God may not lose His nature when He loses man, but that doesn’t stop Him from coming after us to regain us.  Many struggle with a sense of self-worth, God’s pursuit of man should correct our deficient view of our own dignity.

When man sins, therefore, God “loses” man and man loses God.  This is tragedy.  In the Aristotelian view, we could simply stop here, and all good art kind of does.  While we love the redemption story, if you don’t start with feeling the emptiness and emotional sting of that loss, the saga of redemption becomes sappy sentimentality, and the story of Jesus gets drained and tamed.  (It may also be said forgetting the sting and sourness of sin allows us to forget the inner misery of those still wholly mired in it.)

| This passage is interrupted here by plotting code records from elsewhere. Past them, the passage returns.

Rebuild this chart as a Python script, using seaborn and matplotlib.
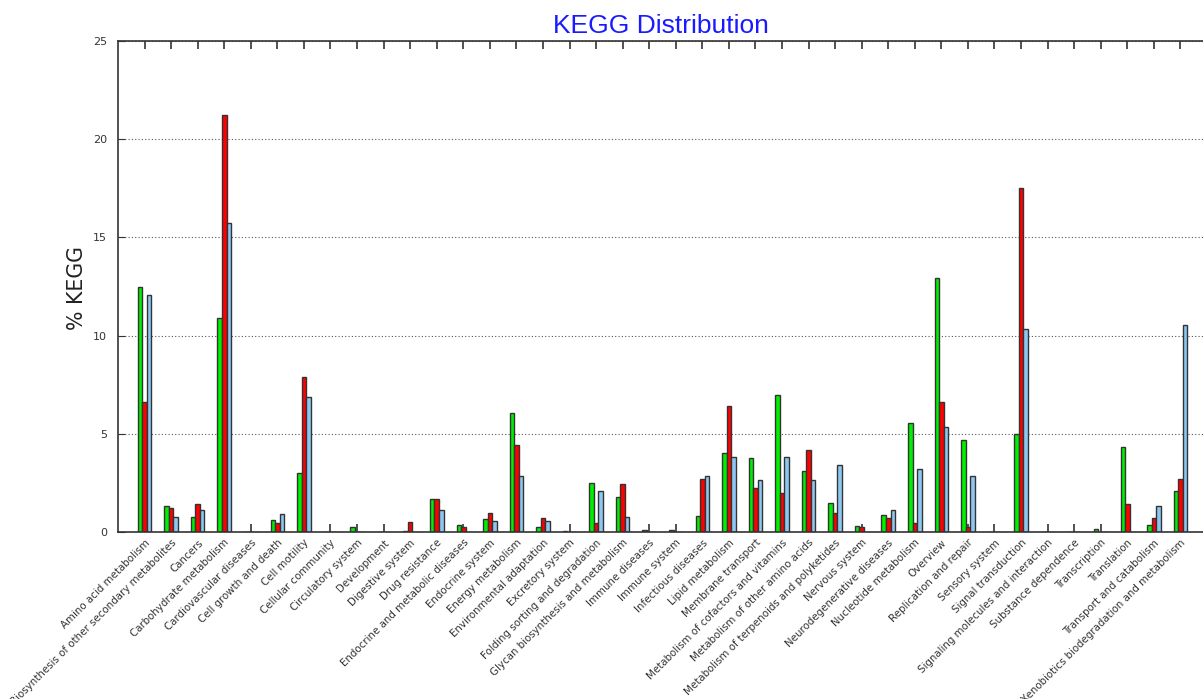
import matplotlib
matplotlib.use("Agg")
import matplotlib.pyplot as plt
import seaborn as sns
import pandas as pd

categories = [
    "Amino acid metabolism", "Biosynthesis of other secondary metabolites", "Cancers",
    "Carbohydrate metabolism", "Cardiovascular diseases", "Cell growth and death",
    "Cell motility", "Cellular community", "Circulatory system", "Development",
    "Digestive system", "Drug resistance", "Endocrine and metabolic diseases",
    "Endocrine system", "Energy metabolism", "Environmental adaptation",
    "Excretory system", "Folding sorting and degradation",
    "Glycan biosynthesis and metabolism", "Immune diseases", "Immune system",
    "Infectious diseases", "Lipid metabolism", "Membrane transport",
    "Metabolism of cofactors and vitamins", "Metabolism of other amino acids",
    "Metabolism of terpenoids and polyketides", "Nervous system",
    "Neurodegenerative diseases", "Nucleotide metabolism", "Overview",
    "Replication and repair", "Sensory system", "Signal transduction",
    "Signaling molecules and interaction", "Substance dependence", "Transcription",
    "Translation", "Transport and catabolism",
    "Xenobiotics biodegradation and metabolism",
]

green_vals = [12.45, 1.32, 0.77, 10.88, 0, 0.6, 3.0, 0, 0.24, 0,
              0.07, 1.7, 0.34, 0.66, 6.04, 0.24, 0.03, 2.48, 1.77, 0.1,
              0.1, 0.81, 4.04, 3.76, 7.0, 3.12, 1.49, 0.3, 0.87, 5.57,
              12.92, 4.68, 0, 4.99, 0, 0, 0.17, 4.31, 0.34, 2.07]
red_vals = [6.62, 1.24, 1.43, 21.23, 0, 0.48, 7.89, 0, 0, 0,
            0.49, 1.7, 0.24, 0.98, 4.43, 0.73, 0, 0.47, 2.44, 0,
            0, 2.7, 6.43, 2.25, 1.97, 4.17, 0.95, 0.25, 0.7, 0.48,
            6.62, 0.24, 0, 17.5, 0, 0, 0, 1.44, 0.7, 2.7]
blue_vals = [12.08, 0.78, 1.14, 15.73, 0, 0.92, 6.89, 0, 0, 0,
             0, 1.14, 0, 0.54, 2.85, 0.54, 0, 2.07, 0.78, 0,
             0, 2.85, 3.8, 2.65, 3.8, 2.65, 3.43, 0, 1.14, 3.2,
             5.36, 2.85, 0, 10.34, 0, 0, 0, 0, 1.32, 10.56]

series_names = ["Sample 1", "Sample 2", "Sample 3"]
series_colors = ["#00f000", "#ff0000", "#8cc8f2"]

df = pd.DataFrame({
    "category": categories * 3,
    "series": [s for s in series_names for _ in categories],
    "value": green_vals + red_vals + blue_vals,
})

fig = plt.figure(figsize=(12.03, 6.99), dpi=100)
ax = fig.add_axes([118 / 1203, 167 / 699, (1203 - 118) / 1203, 491 / 699])

sns.barplot(data=df, x="category", y="value", hue="series", order=categories,
            hue_order=series_names, palette=series_colors, saturation=1,
            width=0.51, edgecolor="#333333", linewidth=1.0, legend=False, ax=ax)

ax.set_xlim(-1, 39.85)
ax.set_ylim(0, 25)
ax.set_yticks([0, 5, 10, 15, 20, 25])
ax.yaxis.grid(True, linestyle=(0, (1, 2)), color="#555555", linewidth=0.8)
ax.set_axisbelow(True)

for side in ["left", "bottom", "top"]:
    ax.spines[side].set_color("#333333")
    ax.spines[side].set_linewidth(1.2)
ax.spines["right"].set_visible(False)

ax.tick_params(axis="x", top=True, bottom=True, direction="in", length=6,
               color="#333333", width=1.2, pad=4)
ax.tick_params(axis="y", direction="in", length=5, color="#333333",
               labelsize=8, labelcolor="#333333", pad=8)
ax.set_xticks(range(len(categories)))
ax.set_xticklabels(categories, rotation=45, ha="right", rotation_mode="anchor",
                   fontsize=7.4, color="#333333")

ax.set_xlabel("")
ax.set_ylabel("% KEGG", fontsize=14.8, color="#222222")
ax.yaxis.set_label_coords(-0.0283, 0.497)
ax.set_title("KEGG Distribution", fontsize=19, color="#1a1aff",
             family="Liberation Sans", pad=6)

fig.savefig("out.png", dpi=100)
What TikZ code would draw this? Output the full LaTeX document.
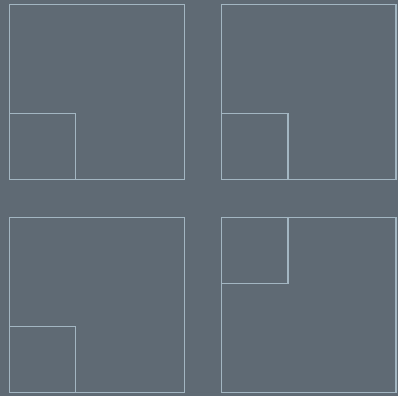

The loss, however, is very lopsided.  God does not lose Himself.  He is still God, whole and perfect.  Man on the other hand is reduced to near nothingness.  He cannot be what he is, because he is a creature living in a conflicting reality of being made for God, inhabiting God’s creation, sensing God’s presence, yet being totally unable to reach God on His own.  He loses the life of God in himself while still living in the only reality there is, the reality that God is God and man is not.  As my old Protestant friends would often put it, there is a “God shaped hole” in man’s heart, but man has not within his power the means to fill it.  The only greater misery than this is when that misery is cemented into eternity – in hell.  In some ways, therefore, this life – despite its good elements – is but a foretaste of hell when we live without God, and the farther from God we get by personal and actual sin the more hell is all we can taste.

This helps us recognize the depth and power of the mystery of the “great exchange,” which is how we can understand the Ascension and Pentecost together.  These two feasts Jesus unites in His own words, when He says unless He returns to the Father (Ascension) the Spirit will not come (Pentecost).

But this is a bit confusing.  God is everywhere, and the Son is God, and the Spirit is God.  What then is “swapping” around when Jesus says He’s going up and the Spirit is coming down?  What is happening is just that, the great exchange.  When Jesus Ascends to heaven, He is forever uniting the human nature that He assumed in the Incarnation with the inner life of the Holy Trinity.  It is the drawing in of our created, physical reality into the perfection that exists in heaven.  God is “gaining” man by the Ascension – it is the way that God “recovers” what He “lost” when His possession – man – fell from grace.

Pentecost is how we fully gain and receive God.  When the Holy Spirit arrives, it is how man recovers what he lost when he sinned.  This is why the early Church saw these feasts as the culminating crown of the Incarnation.  If was amazing and astounding that God became man.  It was amazing and astounding that God dwelt amongst us, died on the cross, and then rose from the dead.  If the story stopped there we would be staggered by the implications.  But God wasn’t done at the Resurrection.  He then draws the life of man into Himself and gives Himself into the life of man by the Spirit.  That is why these feasts change everything, and why, for example, many rites still refer to all of the Sundays after Pentecost in relation to Pentecost instead of “ordinary time.”

Athanasius puts this mystery in startling words – “He became what we are that we might become what he is.”  Tradition holds that this very fact – that sinful man would not only be redeemed but be invited to share in the divinity of God – was so startling to the angels that it was the very reason Satan and the demons rejected their nature in the service of God and fell from heaven.  They served God before, but because they knew the awesomeness of His nature they refused to serve Him with man sitting next to Him “above” the angels.

And that is the picture of heaven.  It is the invitation given to us.  It is the end of our tragedy.  Just consider what God “lost” to regain us, and how little we lose in embracing Him when we compare the reward we receive.  And if you’ve grown comfortable with that truth, time to wake up!  “See where I stand at the door, knocking; if anyone listens to my voice and opens the door, I will come in to visit him, and take my supper with him, and he shall sup with me. Who wins the victory? I will let him share my throne with me; I too have won the victory, and now I sit sharing my Father’s throne” (Revelation 3:20-21).  Our God has gone before us, and gives us the strength and power to join Him.  This is the truth we live by as Christians.